**Set exercise**:
Copy out all the lines exactly. Omit pictures.
— Begin —
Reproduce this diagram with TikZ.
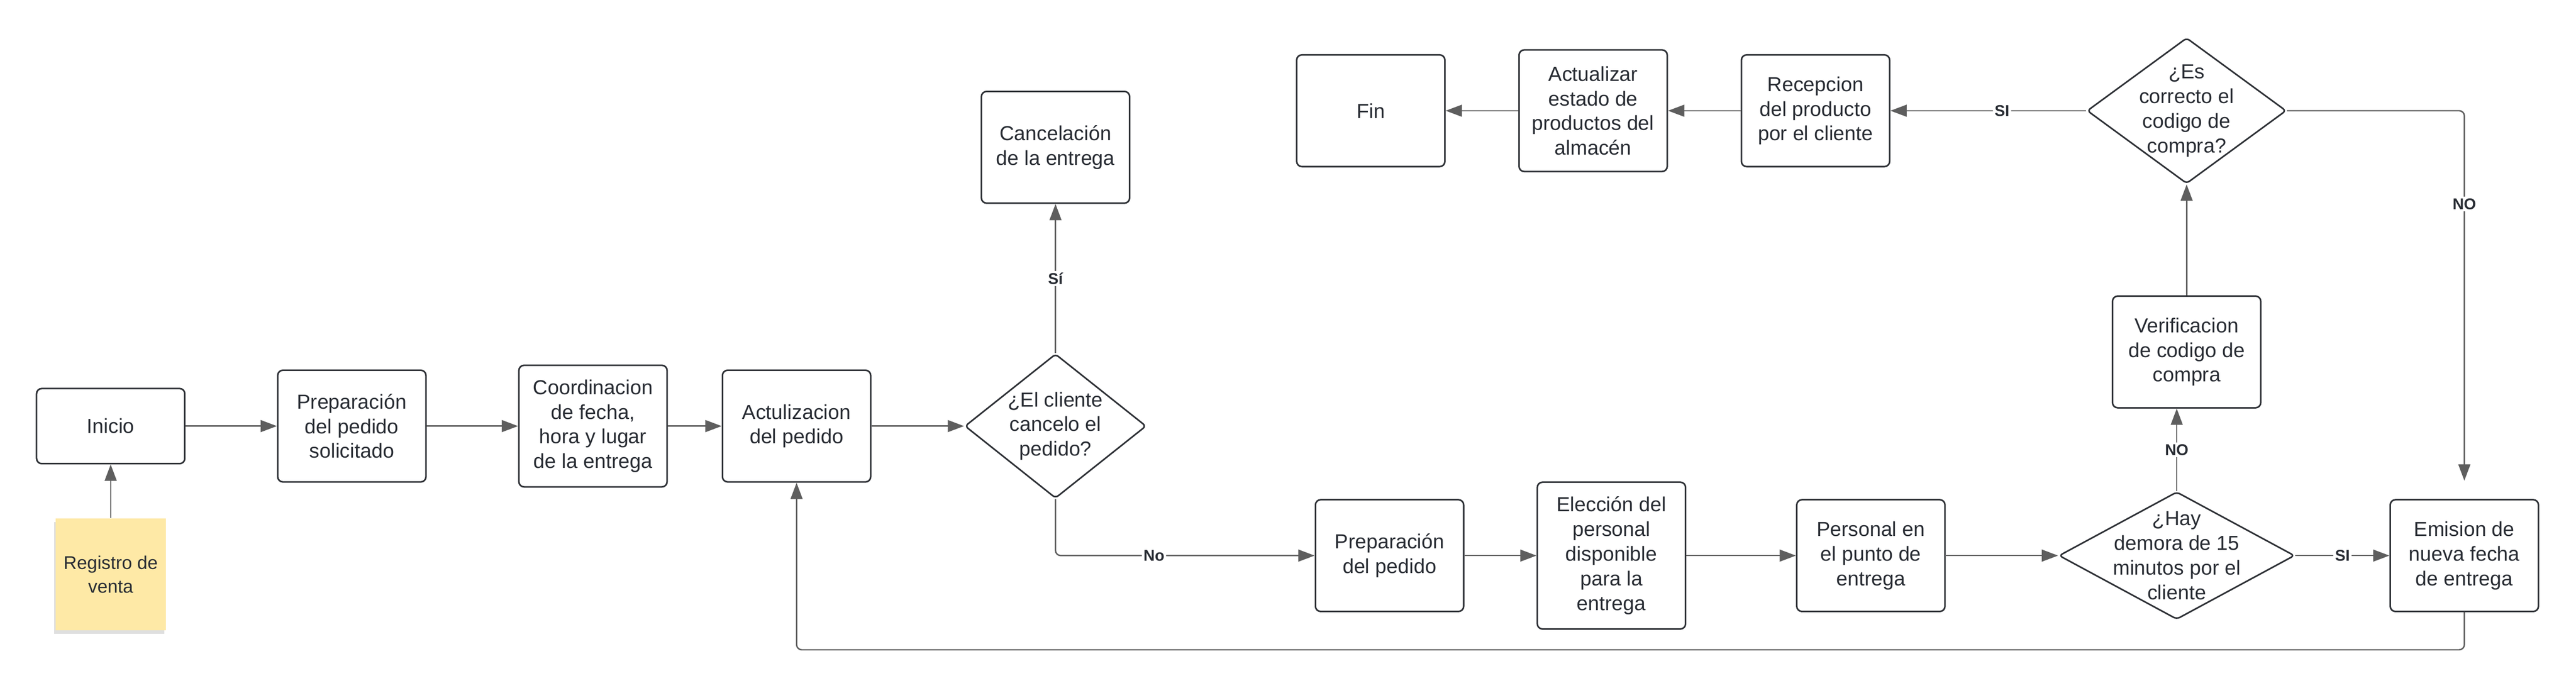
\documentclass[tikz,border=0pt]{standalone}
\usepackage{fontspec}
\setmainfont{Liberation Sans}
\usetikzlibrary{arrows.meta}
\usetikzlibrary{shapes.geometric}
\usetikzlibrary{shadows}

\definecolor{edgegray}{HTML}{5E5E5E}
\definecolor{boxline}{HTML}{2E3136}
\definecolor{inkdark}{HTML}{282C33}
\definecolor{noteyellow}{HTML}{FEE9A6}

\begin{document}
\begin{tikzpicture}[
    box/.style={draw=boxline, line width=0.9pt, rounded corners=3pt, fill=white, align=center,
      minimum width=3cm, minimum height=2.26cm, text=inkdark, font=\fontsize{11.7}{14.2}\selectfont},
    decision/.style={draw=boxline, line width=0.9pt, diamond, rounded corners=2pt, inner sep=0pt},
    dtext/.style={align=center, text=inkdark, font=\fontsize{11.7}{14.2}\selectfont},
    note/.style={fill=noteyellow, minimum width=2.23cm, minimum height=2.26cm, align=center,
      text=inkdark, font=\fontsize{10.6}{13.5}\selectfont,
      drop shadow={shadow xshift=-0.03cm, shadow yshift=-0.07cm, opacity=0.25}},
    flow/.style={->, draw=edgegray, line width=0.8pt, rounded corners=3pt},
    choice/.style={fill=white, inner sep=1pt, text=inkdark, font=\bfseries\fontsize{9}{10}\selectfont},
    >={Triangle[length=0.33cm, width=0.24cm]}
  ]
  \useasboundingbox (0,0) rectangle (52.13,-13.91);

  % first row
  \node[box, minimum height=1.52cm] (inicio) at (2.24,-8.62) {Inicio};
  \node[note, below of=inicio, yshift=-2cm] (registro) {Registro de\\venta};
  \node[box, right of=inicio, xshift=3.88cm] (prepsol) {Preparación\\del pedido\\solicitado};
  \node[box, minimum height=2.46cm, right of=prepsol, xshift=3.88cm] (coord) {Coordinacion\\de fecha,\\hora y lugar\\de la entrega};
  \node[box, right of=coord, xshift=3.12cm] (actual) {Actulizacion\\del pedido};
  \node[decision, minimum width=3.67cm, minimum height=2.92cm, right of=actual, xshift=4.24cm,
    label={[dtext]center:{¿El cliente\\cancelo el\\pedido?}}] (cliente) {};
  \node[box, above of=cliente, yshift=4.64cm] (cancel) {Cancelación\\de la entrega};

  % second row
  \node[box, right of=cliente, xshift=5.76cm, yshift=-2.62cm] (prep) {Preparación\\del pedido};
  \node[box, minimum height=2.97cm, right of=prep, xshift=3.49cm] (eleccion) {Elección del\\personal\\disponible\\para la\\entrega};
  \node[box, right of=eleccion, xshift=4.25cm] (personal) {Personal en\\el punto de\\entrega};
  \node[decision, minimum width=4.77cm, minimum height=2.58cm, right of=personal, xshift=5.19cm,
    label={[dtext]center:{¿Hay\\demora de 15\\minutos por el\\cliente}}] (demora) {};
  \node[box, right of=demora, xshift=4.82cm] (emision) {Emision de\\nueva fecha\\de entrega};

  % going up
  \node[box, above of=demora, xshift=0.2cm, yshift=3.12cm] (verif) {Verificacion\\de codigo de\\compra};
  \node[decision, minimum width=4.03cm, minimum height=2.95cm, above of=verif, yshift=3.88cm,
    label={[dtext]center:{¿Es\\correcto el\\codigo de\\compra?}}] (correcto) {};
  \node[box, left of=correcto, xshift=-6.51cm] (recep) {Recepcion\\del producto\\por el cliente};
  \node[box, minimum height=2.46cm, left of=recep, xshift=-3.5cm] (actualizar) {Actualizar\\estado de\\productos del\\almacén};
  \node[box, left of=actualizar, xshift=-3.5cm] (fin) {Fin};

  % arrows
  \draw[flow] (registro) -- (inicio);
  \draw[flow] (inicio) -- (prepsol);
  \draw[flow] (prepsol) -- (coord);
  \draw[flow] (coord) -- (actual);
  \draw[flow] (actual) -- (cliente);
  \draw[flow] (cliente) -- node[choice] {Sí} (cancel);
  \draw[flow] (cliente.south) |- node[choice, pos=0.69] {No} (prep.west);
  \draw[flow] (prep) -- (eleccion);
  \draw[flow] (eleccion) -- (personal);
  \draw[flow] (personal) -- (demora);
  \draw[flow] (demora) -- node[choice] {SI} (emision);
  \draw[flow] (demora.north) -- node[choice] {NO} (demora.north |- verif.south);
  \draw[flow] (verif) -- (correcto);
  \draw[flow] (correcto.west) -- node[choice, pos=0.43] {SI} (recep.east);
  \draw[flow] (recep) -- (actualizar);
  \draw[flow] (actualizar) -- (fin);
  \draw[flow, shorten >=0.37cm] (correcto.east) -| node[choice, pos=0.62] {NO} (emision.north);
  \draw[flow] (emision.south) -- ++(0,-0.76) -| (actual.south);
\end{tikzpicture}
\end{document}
— End —
**Exercise output**:
Reproduce this diagram with TikZ.
\documentclass[tikz,border=0pt]{standalone}
\usepackage{fontspec}
\setmainfont{Liberation Sans}
\usetikzlibrary{arrows.meta}
\usetikzlibrary{shapes.geometric}
\usetikzlibrary{shadows}

\definecolor{edgegray}{HTML}{5E5E5E}
\definecolor{boxline}{HTML}{2E3136}
\definecolor{inkdark}{HTML}{282C33}
\definecolor{noteyellow}{HTML}{FEE9A6}

\begin{document}
\begin{tikzpicture}[
    box/.style={draw=boxline, line width=0.9pt, rounded corners=3pt, fill=white, align=center,
      minimum width=3cm, minimum height=2.26cm, text=inkdark, font=\fontsize{11.7}{14.2}\selectfont},
    decision/.style={draw=boxline, line width=0.9pt, diamond, rounded corners=2pt, inner sep=0pt},
    dtext/.style={align=center, text=inkdark, font=\fontsize{11.7}{14.2}\selectfont},
    note/.style={fill=noteyellow, minimum width=2.23cm, minimum height=2.26cm, align=center,
      text=inkdark, font=\fontsize{10.6}{13.5}\selectfont,
      drop shadow={shadow xshift=-0.03cm, shadow yshift=-0.07cm, opacity=0.25}},
    flow/.style={->, draw=edgegray, line width=0.8pt, rounded corners=3pt},
    choice/.style={fill=white, inner sep=1pt, text=inkdark, font=\bfseries\fontsize{9}{10}\selectfont},
    >={Triangle[length=0.33cm, width=0.24cm]}
  ]
  \useasboundingbox (0,0) rectangle (52.13,-13.91);

  % first row
  \node[box, minimum height=1.52cm] (inicio) at (2.24,-8.62) {Inicio};
  \node[note, below of=inicio, yshift=-2cm] (registro) {Registro de\\venta};
  \node[box, right of=inicio, xshift=3.88cm] (prepsol) {Preparación\\del pedido\\solicitado};
  \node[box, minimum height=2.46cm, right of=prepsol, xshift=3.88cm] (coord) {Coordinacion\\de fecha,\\hora y lugar\\de la entrega};
  \node[box, right of=coord, xshift=3.12cm] (actual) {Actulizacion\\del pedido};
  \node[decision, minimum width=3.67cm, minimum height=2.92cm, right of=actual, xshift=4.24cm,
    label={[dtext]center:{¿El cliente\\cancelo el\\pedido?}}] (cliente) {};
  \node[box, above of=cliente, yshift=4.64cm] (cancel) {Cancelación\\de la entrega};

  % second row
  \node[box, right of=cliente, xshift=5.76cm, yshift=-2.62cm] (prep) {Preparación\\del pedido};
  \node[box, minimum height=2.97cm, right of=prep, xshift=3.49cm] (eleccion) {Elección del\\personal\\disponible\\para la\\entrega};
  \node[box, right of=eleccion, xshift=4.25cm] (personal) {Personal en\\el punto de\\entrega};
  \node[decision, minimum width=4.77cm, minimum height=2.58cm, right of=personal, xshift=5.19cm,
    label={[dtext]center:{¿Hay\\demora de 15\\minutos por el\\cliente}}] (demora) {};
  \node[box, right of=demora, xshift=4.82cm] (emision) {Emision de\\nueva fecha\\de entrega};

  % going up
  \node[box, above of=demora, xshift=0.2cm, yshift=3.12cm] (verif) {Verificacion\\de codigo de\\compra};
  \node[decision, minimum width=4.03cm, minimum height=2.95cm, above of=verif, yshift=3.88cm,
    label={[dtext]center:{¿Es\\correcto el\\codigo de\\compra?}}] (correcto) {};
  \node[box, left of=correcto, xshift=-6.51cm] (recep) {Recepcion\\del producto\\por el cliente};
  \node[box, minimum height=2.46cm, left of=recep, xshift=-3.5cm] (actualizar) {Actualizar\\estado de\\productos del\\almacén};
  \node[box, left of=actualizar, xshift=-3.5cm] (fin) {Fin};

  % arrows
  \draw[flow] (registro) -- (inicio);
  \draw[flow] (inicio) -- (prepsol);
  \draw[flow] (prepsol) -- (coord);
  \draw[flow] (coord) -- (actual);
  \draw[flow] (actual) -- (cliente);
  \draw[flow] (cliente) -- node[choice] {Sí} (cancel);
  \draw[flow] (cliente.south) |- node[choice, pos=0.69] {No} (prep.west);
  \draw[flow] (prep) -- (eleccion);
  \draw[flow] (eleccion) -- (personal);
  \draw[flow] (personal) -- (demora);
  \draw[flow] (demora) -- node[choice] {SI} (emision);
  \draw[flow] (demora.north) -- node[choice] {NO} (demora.north |- verif.south);
  \draw[flow] (verif) -- (correcto);
  \draw[flow] (correcto.west) -- node[choice, pos=0.43] {SI} (recep.east);
  \draw[flow] (recep) -- (actualizar);
  \draw[flow] (actualizar) -- (fin);
  \draw[flow, shorten >=0.37cm] (correcto.east) -| node[choice, pos=0.62] {NO} (emision.north);
  \draw[flow] (emision.south) -- ++(0,-0.76) -| (actual.south);
\end{tikzpicture}
\end{document}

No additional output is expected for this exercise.